» **Task prompt**:
Reproduce exactly, with no pictures, each line from the opening of the material down through the line containing "const seriesNames = ['Origin', 'Fit'];".

________

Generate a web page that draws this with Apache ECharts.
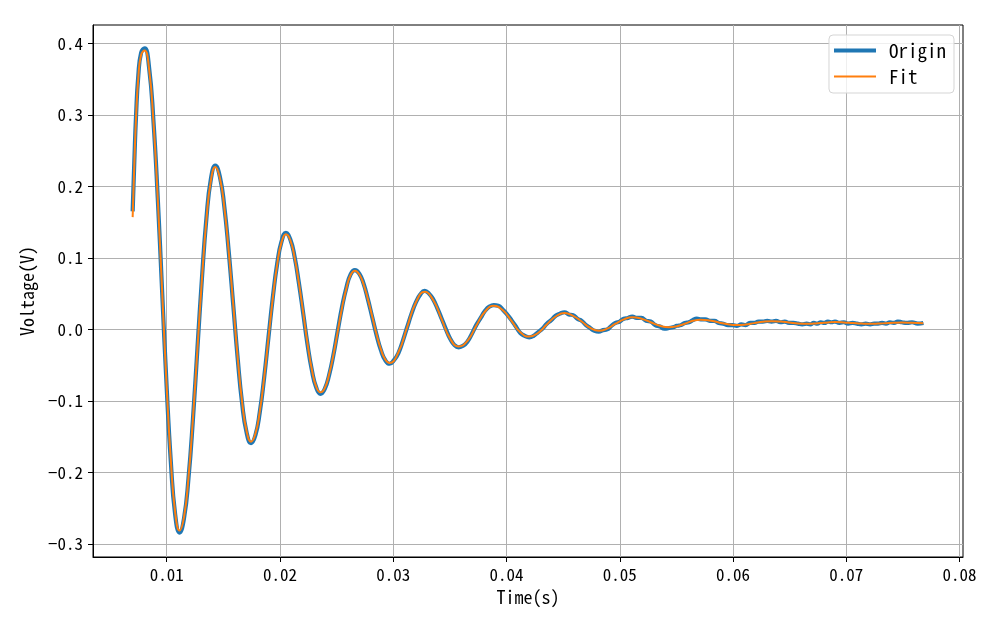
<!DOCTYPE html>
<html>
<head>
<meta charset="utf-8">
<script src="https://cdn.jsdelivr.net/npm/echarts@6/dist/echarts.min.js"></script>
<style>html,body{margin:0;padding:0;background:#fff;}#c{width:1000px;height:625px;}</style>
</head>
<body>
<div id="c"></div>
<script>
const xTicks = [0.01, 0.02, 0.03, 0.04, 0.05, 0.06, 0.07, 0.08];
const yTicks = [-0.3, -0.2, -0.1, 0.0, 0.1, 0.2, 0.3, 0.4];
const seriesNames = ['Origin', 'Fit'];

const timeFit = [
0.00700,0.00715,0.00730,0.00750,0.00775,0.00806,
0.008445,0.00883,0.009215,0.0096,0.009985,0.01037,0.010755,0.01114,
0.011535,0.01193,0.012325,0.01272,0.013115,0.01351,0.013905,0.0143,
0.014694,0.01509,0.015481,0.01588,0.016269,0.01666,0.017056,0.01745,
0.017835,0.01822,0.018605,0.01899,0.019375,0.01976,0.020145,0.02053,
0.020911,0.02129,0.021673,0.02206,0.022436,0.02282,0.023199,0.02358,
0.02396,0.02434,0.02472,0.0251,0.02548,0.02586,0.02624,0.02662,
0.027003,0.027385,0.027768,0.02815,0.028533,0.028915,0.029298,0.02968,
0.03046,0.03123,0.03201,0.03278,0.03353,0.03428,0.03503,0.03578,
0.03656,0.03733,0.03811,0.03888,0.03966,0.04044,0.04122,0.04200,
0.04278,0.04356,0.04434,0.04512,0.04588,0.04664,0.04739,0.04815,
0.04889,0.04963,0.05036,0.05110,0.05191,0.05273,0.05354,0.05435,
0.05505,0.05575,0.05645,0.05715,0.05795,0.05875,0.05955,0.06035,
0.06111,0.06188,0.06264,0.06340,0.06418,0.06495,0.06573,0.06650,
0.06713,0.06775,0.06838,0.06900,0.06978,0.07055,0.07133,0.07210,
0.07280,0.07350,0.07420,0.07490,0.07580,0.07680
];
const voltFit = [
0.157,0.232,0.296,0.352,0.384,0.390,
0.365,0.292,0.183,0.0545,-0.074,-0.183,-0.256,-0.281,
-0.262,-0.207,-0.124,-0.027,0.070,0.153,0.208,0.227,
0.212,0.171,0.109,0.035,-0.039,-0.101,-0.142,-0.157,
-0.146,-0.115,-0.068,-0.012,0.044,0.091,0.122,0.133,
0.125,0.101,0.065,0.023,-0.020,-0.056,-0.080,-0.088,
-0.082,-0.063,-0.036,-0.003,0.030,0.057,0.076,0.082,
0.077,0.063,0.042,0.018,-0.007,-0.028,-0.042,-0.047,
-0.032,0.003,0.038,0.0525,0.041,0.014,-0.013,-0.024,
-0.016,0.005,0.025,0.033,0.027,0.012,-0.004,-0.010,
-0.005,0.007,0.018,0.023,0.019,0.011,0.002,-0.002,
0.001,0.008,0.014,0.017,0.015,0.010,0.005,0.003,
0.0045,0.008,0.012,0.0135,0.0124,0.0098,0.0071,0.006,
0.0068,0.0088,0.0107,0.0115,0.0110,0.0097,0.0083,0.0078,
0.0082,0.0090,0.0098,0.0102,0.0098,0.0090,0.0082,0.0078,
0.0081,0.0087,0.0093,0.0096,0.0092,0.0087
];

const timeOrigin = [
0.00700,0.00715,0.00730,0.00750,0.00775,0.00806,
0.008445,0.00883,0.009215,0.0096,0.009985,0.01037,0.010755,0.01114,
0.011535,0.01193,0.012325,0.01272,0.013115,0.01351,0.013905,0.0143,
0.014694,0.01509,0.015481,0.01588,0.016269,0.01666,0.017056,0.01745,
0.017835,0.01822,0.018605,0.01899,0.019375,0.01976,0.020145,0.02053,
0.020911,0.02129,0.021673,0.02206,0.022436,0.02282,0.023199,0.02358,
0.02396,0.02434,0.02472,0.0251,0.02548,0.02586,0.02624,0.02662,
0.027003,0.027385,0.027768,0.02815,0.028533,0.028915,0.029298,0.02968,
0.03007,0.03046,0.03085,0.03123,0.03162,0.03201,0.03240,0.03278,
0.03316,0.03353,0.03391,0.03428,0.03466,0.03503,0.03541,0.03578,
0.03617,0.03656,0.03695,0.03733,0.03772,0.03811,0.03850,0.03888,
0.03927,0.03966,0.04005,0.04044,0.04083,0.04122,0.04161,0.04200,
0.04239,0.04278,0.04317,0.04356,0.04395,0.04434,0.04473,0.04512,
0.04550,0.04588,0.04626,0.04664,0.04702,0.04739,0.04777,0.04815,
0.04852,0.04889,0.04926,0.04963,0.05000,0.05036,0.05073,0.05110,
0.05150,0.05191,0.05232,0.05273,0.05314,0.05354,0.05395,0.05435,
0.05470,0.05505,0.05540,0.05575,0.05610,0.05645,0.05680,0.05715,
0.05755,0.05795,0.05835,0.05875,0.05915,0.05955,0.05995,0.06035,
0.06073,0.06111,0.06150,0.06188,0.06226,0.06264,0.06302,0.06340,
0.06379,0.06418,0.06456,0.06495,0.06534,0.06573,0.06611,0.06650,
0.06682,0.06713,0.06744,0.06775,0.06806,0.06838,0.06869,0.06900,
0.06939,0.06978,0.07016,0.07055,0.07094,0.07133,0.07171,0.07210,
0.07245,0.07280,0.07315,0.07350,0.07385,0.07420,0.07455,0.07490,
0.07535,0.07580,0.07630,0.07680
];
const voltOrigin = [
0.165,0.236,0.299,0.355,0.387,0.393,
0.367,0.293,0.184,0.054,-0.075,-0.185,-0.259,-0.284,
-0.264,-0.208,-0.125,-0.026,0.071,0.155,0.210,0.229,
0.214,0.172,0.109,0.034,-0.040,-0.103,-0.144,-0.159,
-0.148,-0.116,-0.068,-0.011,0.045,0.092,0.123,0.135,
0.126,0.102,0.065,0.022,-0.021,-0.057,-0.081,-0.090,
-0.083,-0.064,-0.036,-0.002,0.031,0.058,0.077,0.083,
0.078,0.064,0.042,0.017,-0.008,-0.029,-0.043,-0.048,
-0.043,-0.033,-0.016,0.003,0.022,0.038,0.049,0.054,
0.050,0.042,0.029,0.015,0.000,-0.013,-0.022,-0.025,
-0.023,-0.017,-0.006,0.006,0.016,0.026,0.032,0.034,
0.033,0.028,0.021,0.013,0.004,-0.005,-0.009,-0.011,
-0.009,-0.004,0.001,0.008,0.013,0.019,0.022,0.024,
0.021,0.020,0.015,0.012,0.006,0.002,-0.002,-0.003,
-0.001,0.000,0.005,0.009,0.011,0.015,0.016,0.018,
0.016,0.016,0.012,0.011,0.006,0.004,0.001,0.002,
0.003,0.005,0.006,0.009,0.010,0.013,0.015,0.014,
0.014,0.012,0.012,0.009,0.008,0.006,0.006,0.005,
0.007,0.006,0.009,0.009,0.011,0.011,0.012,0.011,
0.012,0.010,0.011,0.009,0.009,0.008,0.007,0.008,
0.007,0.009,0.008,0.010,0.009,0.011,0.010,0.011,
0.009,0.010,0.008,0.009,0.008,0.007,0.008,0.007,
0.008,0.008,0.009,0.008,0.010,0.009,0.011,0.010,
0.009,0.010,0.008,0.009
];

const FONT = "'Noto Sans Mono CJK SC', 'DejaVu Sans Mono', monospace";
const originData = timeOrigin.map((t, i) => [t, voltOrigin[i]]);
const fitData = timeFit.map((t, i) => [t, voltFit[i]]);

const chart = echarts.init(document.getElementById('c'), null, {renderer: 'canvas'});
chart.setOption({
  animation: false,
  backgroundColor: '#fff',
  grid: {left: 93, top: 25, right: 37, bottom: 68, containLabel: false,
         show: true, borderColor: '#000', borderWidth: 1, backgroundColor: 'transparent'},
  legend: {
    orient: 'vertical', right: 46, top: 35,
    itemWidth: 42, itemHeight: 16, itemGap: 7,
    padding: [6, 8, 7, 5],
    borderColor: '#d5d5d5', borderWidth: 1, borderRadius: 4,
    backgroundColor: 'rgba(255,255,255,0.8)',
    symbolKeepAspect: true,
    textStyle: {fontFamily: FONT, fontSize: 19, color: '#000', padding: [0, 0, 0, 8]},
    data: [
      {name: seriesNames[0], icon: 'path://M0,0H42V4H0Z', itemStyle: {color: '#1f77b4'}},
      {name: seriesNames[1], icon: 'path://M0,0H42V2H0Z', itemStyle: {color: '#ff7f0e'}}
    ]
  },
  xAxis: {
    type: 'value', min: 0.0035, max: 0.0803,
    name: 'Time(s)', nameLocation: 'middle', nameGap: 28,
    nameTextStyle: {fontFamily: FONT, fontSize: 18, color: '#000'},
    axisLine: {show: true, onZero: false, lineStyle: {color: '#000', width: 1}},
    axisTick: {show: true, inside: false, length: 5, lineStyle: {color: '#000'}, customValues: xTicks},
    axisLabel: {customValues: xTicks, margin: 9, fontFamily: FONT, fontSize: 17, color: '#000',
                formatter: v => v.toFixed(2)},
    splitLine: {show: true, lineStyle: {color: '#b0b0b0', width: 1}}
  },
  yAxis: {
    type: 'value', min: -0.3182, max: 0.4256,
    name: 'Voltage(V)', nameLocation: 'middle', nameGap: 57, nameRotate: 90,
    nameTextStyle: {fontFamily: FONT, fontSize: 18, color: '#000'},
    axisLine: {show: true, onZero: false, lineStyle: {color: '#000', width: 1}},
    axisTick: {show: true, inside: false, length: 5, lineStyle: {color: '#000'}, customValues: yTicks},
    axisLabel: {customValues: yTicks, margin: 10, fontFamily: FONT, fontSize: 17, color: '#000',
                formatter: v => v.toFixed(1).replace('-', '\u2212')},
    splitLine: {show: true, lineStyle: {color: '#b0b0b0', width: 1}}
  },
  series: [
    {name: seriesNames[0], type: 'line', data: originData, symbol: 'none', smooth: 0.5,
     lineStyle: {color: '#1f77b4', width: 4.2}, itemStyle: {color: '#1f77b4'}, z: 2},
    {name: seriesNames[1], type: 'line', data: fitData, symbol: 'none', smooth: 0.5,
     lineStyle: {color: '#ff7f0e', width: 2}, itemStyle: {color: '#ff7f0e'}, z: 3}
  ]
});
</script>
</body>
</html>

________

» **Exercise result**:
Generate a web page that draws this with Apache ECharts.
<!DOCTYPE html>
<html>
<head>
<meta charset="utf-8">
<script src="https://cdn.jsdelivr.net/npm/echarts@6/dist/echarts.min.js"></script>
<style>html,body{margin:0;padding:0;background:#fff;}#c{width:1000px;height:625px;}</style>
</head>
<body>
<div id="c"></div>
<script>
const xTicks = [0.01, 0.02, 0.03, 0.04, 0.05, 0.06, 0.07, 0.08];
const yTicks = [-0.3, -0.2, -0.1, 0.0, 0.1, 0.2, 0.3, 0.4];
const seriesNames = ['Origin', 'Fit'];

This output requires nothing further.